More than one-third of paramedics have reported being assaulted while on the job during the past 12 months, a new study has found.
Medical officers have called for better training and cooperation with police, and improved education, as a way to prevent future assaults in the first international study looking at paramedic assaults.
Some paramedics also suggested they carry guns, to be used in their self-defence.
The study, published in the journal Injury, surveyed 1778 paramedics from 13 countries. Of them, 633 reporting being assaulted in the past year and 203 of those said the incident could have been prevented.
The figures come as ACT paramedics are being assaulted by patients in record numbers.
Lead author of the study, Central Queensland University adjunct professor Brian Maguire, said many suggestions were brought up by respondents as a way to address the issue.
"Our study found some [emergency medical services] personnel see a role for weapons in their self-defence," he said.
"However, carrying firearms and other self-protection weapons introduces a host of issues in regard to liability."
While a large number of assaults were recorded in the survey, the study also found that 44 per cent of assaults against paramedics went unreported.
Self-defence equipment and resources were mentioned as a potential solution by multiple respondents in the survey, such as restraints for violent patients as well as ketamine for those who do not respond to drugs such as valium.
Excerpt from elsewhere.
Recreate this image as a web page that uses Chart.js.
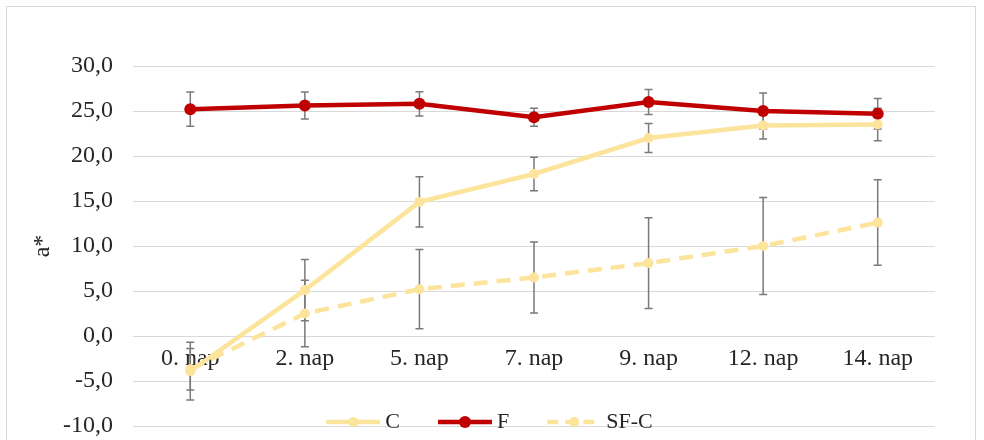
<!DOCTYPE html>
<html>
<head>
<meta charset="utf-8">
<script src="https://cdn.jsdelivr.net/npm/chart.js@4.4.1/dist/chart.umd.min.js"></script>
<style>
html, body { margin: 0; padding: 0; background: #fff; overflow: hidden; }
#keret { position: absolute; left: 6px; top: 6px; width: 968px; height: 470px; border: 1px solid #d9d9d9; overflow: hidden; }
canvas { display: block; }
</style>
</head>
<body>
<div id="keret"><canvas id="grafikon" width="968" height="510"></canvas></div>
<script>
// Adatok
const napok = ['0. nap', '2. nap', '5. nap', '7. nap', '9. nap', '12. nap', '14. nap'];
const ertekC = [-3.9, 5.1, 14.9, 18.0, 22.0, 23.4, 23.5];
const hibaC = [3.2, 3.4, 2.8, 1.85, 1.6, 1.5, 1.8];
const ertekF = [25.2, 25.6, 25.8, 24.3, 26.0, 25.0, 24.7];
const hibaF = [1.9, 1.5, 1.35, 1.0, 1.4, 2.0, 1.7];
const ertekSFC = [-3.7, 2.5, 5.2, 6.5, 8.1, 10.0, 12.6];
const hibaSFC = [2.3, 3.7, 4.4, 3.95, 5.05, 5.4, 4.75];
const yMin = -10, yMax = 30, yLepes = 5;

const sarga = '#fce49c';
const piros = '#c00000';
const betu = 'Liberation Serif';
const szoveg = '#262626';

// Jelmagyarázat ikon: vonal + pont
function ikon(szin, szaggatott, sugar) {
    const c = document.createElement('canvas');
    c.width = 60;
    c.height = 14;
    const g = c.getContext('2d');
    g.strokeStyle = szin;
    g.lineWidth = 4.5;
    if (szaggatott) g.setLineDash([11, 7]);
    g.beginPath();
    g.moveTo(6, 7);
    g.lineTo(60, 7);
    g.stroke();
    g.fillStyle = szin;
    g.beginPath();
    g.arc(33, 7, sugar, 0, Math.PI * 2);
    g.fill();
    return c;
}
const ikonok = [ikon(sarga, false, 5), ikon(piros, false, 6), ikon(sarga, true, 5)];

// Hibasávok rajzolása a y skála alapján
const hibaSavok = {
    id: 'hibaSavok',
    beforeDatasetsDraw(chart) {
        const ctx = chart.ctx;
        const y = chart.scales.y;
        ctx.save();
        ctx.strokeStyle = '#7a7a7a';
        ctx.lineWidth = 1.5;
        chart.data.datasets.forEach((ds, i) => {
            chart.getDatasetMeta(i).data.forEach((pont, j) => {
                const fent = y.getPixelForValue(ds.data[j] + ds.hibak[j]);
                const lent = y.getPixelForValue(ds.data[j] - ds.hibak[j]);
                ctx.beginPath();
                ctx.moveTo(pont.x, fent);
                ctx.lineTo(pont.x, lent);
                ctx.moveTo(pont.x - 4, fent);
                ctx.lineTo(pont.x + 4, fent);
                ctx.moveTo(pont.x - 4, lent);
                ctx.lineTo(pont.x + 4, lent);
                ctx.stroke();
            });
        });
        ctx.restore();
    }
};

// A jelmagyarázat a -10-es vonal fölé kerül, mint az eredetin
const jelmHelye = {
    id: 'jelmHelye',
    afterLayout(chart) {
        const l = chart.legend;
        const cel = chart.chartArea.bottom - 4;
        const dy = cel - (l.top + l.options.labels.padding + 11);
        l.top += dy;
        l.bottom += dy;
        l.left += 8;
        l.right += 8;
    }
};

const ctx = document.getElementById('grafikon').getContext('2d');
const grafikon = new Chart(ctx, {
    type: 'line',
    data: {
        labels: napok,
        datasets: [{
            label: 'C',
            data: ertekC,
            hibak: hibaC,
            borderColor: sarga,
            backgroundColor: sarga,
            borderWidth: 4.5,
            pointRadius: 5,
            pointBorderWidth: 0,
            pointBackgroundColor: sarga
        }, {
            label: 'F',
            data: ertekF,
            hibak: hibaF,
            borderColor: piros,
            backgroundColor: piros,
            borderWidth: 4.5,
            pointRadius: 6,
            pointBorderWidth: 0,
            pointBackgroundColor: piros
        }, {
            label: 'SF-C',
            data: ertekSFC,
            hibak: hibaSFC,
            borderColor: sarga,
            backgroundColor: sarga,
            borderWidth: 4.5,
            borderDash: [14, 9],
            pointRadius: 5,
            pointBorderWidth: 0,
            pointBackgroundColor: sarga
        }]
    },
    options: {
        responsive: false,
        animation: false,
        layout: { padding: { left: 21, right: 40, top: 59, bottom: 21 } },
        plugins: {
            tooltip: { enabled: false },
            legend: {
                position: 'bottom',
                labels: {
                    font: { family: betu, size: 22 },
                    color: szoveg,
                    padding: 38,
                    usePointStyle: true,
                    pointStyleWidth: 48,
                    generateLabels(chart) {
                        const elemek = Chart.defaults.plugins.legend.labels.generateLabels(chart);
                        elemek.forEach((e, i) => { e.pointStyle = ikonok[i]; });
                        return elemek;
                    }
                }
            }
        },
        scales: {
            x: {
                offset: true,
                position: { y: 0 },
                grid: { display: false, offset: true },
                border: { display: false },
                ticks: {
                    font: { family: betu, size: 24 },
                    color: szoveg,
                    padding: 0,
                    maxRotation: 0,
                    autoSkip: false
                }
            },
            y: {
                min: yMin,
                max: yMax,
                afterFit(scale) { scale.width = 105; },
                grid: { color: '#d9d9d9', drawTicks: false, lineWidth: 1 },
                border: { display: false },
                ticks: {
                    stepSize: yLepes,
                    font: { family: betu, size: 24 },
                    color: szoveg,
                    padding: 20,
                    callback: v => v.toFixed(1).replace('.', ',')
                },
                title: {
                    display: true,
                    text: 'a*',
                    font: { family: betu, size: 24 },
                    color: szoveg,
                    padding: { top: 0, bottom: 0 }
                }
            }
        }
    },
    plugins: [hibaSavok, jelmHelye]
});
</script>
</body>
</html>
"Paramedics as a whole receive zero education, training, support or knowledge/resources in regards to personal safety, scene awareness, self defence or protection," one paramedic wrote.
Another said incidents could be prevented if paramedics received greater information about potential issues before they responded to call outs.
"Respondents wrote that violence against [paramedics] would have been prevented if there was 'more information from dispatch' [and] 'better law enforcement intervention," the report said.
Professor Maguire said while some in the survey suggested weapons or other defensive tools to protect themselves against violent patients, other options were put forward.
"Less contentious options included de-escalation training, self-defence training, better pat-downs by police prior to transport and increased penalties for perpetrators of assault," he said.
Paramedics in Australia, the study noted, have a higher injury and fatality rate compared to any other occupation, with the rate of violence-related injuries among paramedics tripling over the past decade.
Last year saw 16 paramedics in the ACT assaulted, almost double that of the previous year, with rates of assault on paramedics in NSW and Victoria also on the rise.
Earlier this year, the Victorian government announced attacks on emergency service workers would be treated as a category-one offence, which would require a custodial sentence.
The changes to the law came after criticism following two women being spared jail time despite being found guilty of assaulting a paramedics.